In a 1993 booklet from the The North Castle Historical Society, the late Richard N. Lander, a church trustee, Town historian, and life-long resident of North Castle, wrote that the church had an active musical program dating back to the early 1860's.
"Middle Patent Church has no congregation and only a few services a year, with the Advent service being the main event. The church has been in such a state of flux this year with the death of both the past presidents, Jean Lander and Missy Taylor White," said Daillak. "Jean had run the church for more than 35 years and Missy took over under Jean’s direction for the last several years.
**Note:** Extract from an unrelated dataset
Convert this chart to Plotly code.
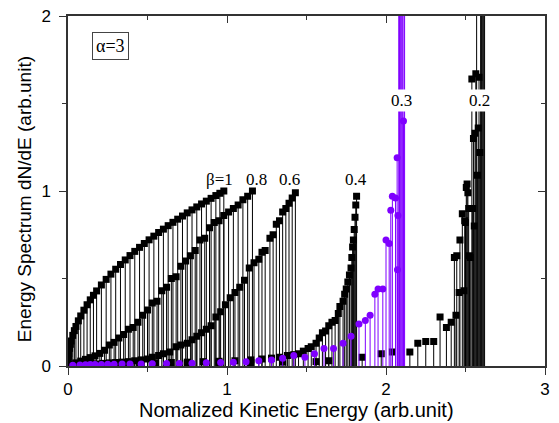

Their deaths, in combination with the closing of the Armonk Methodist Church, left the remaining trustees unsure if we would be able to have a service this year." The Middle Patent Church was originally an offshoot of the Armonk Methodist church on Bedford Road in Armonk.
The Advent service brought participants back to many such services in the past. Everyone recognized their good fortune that Terry Kimball, a lay leader of a neighboring church, offered to conduct the service so the Advent tradition could continue. Once again, the future of the Middle Patent Church is uncertain, but its extensive history still holds a special place in the community.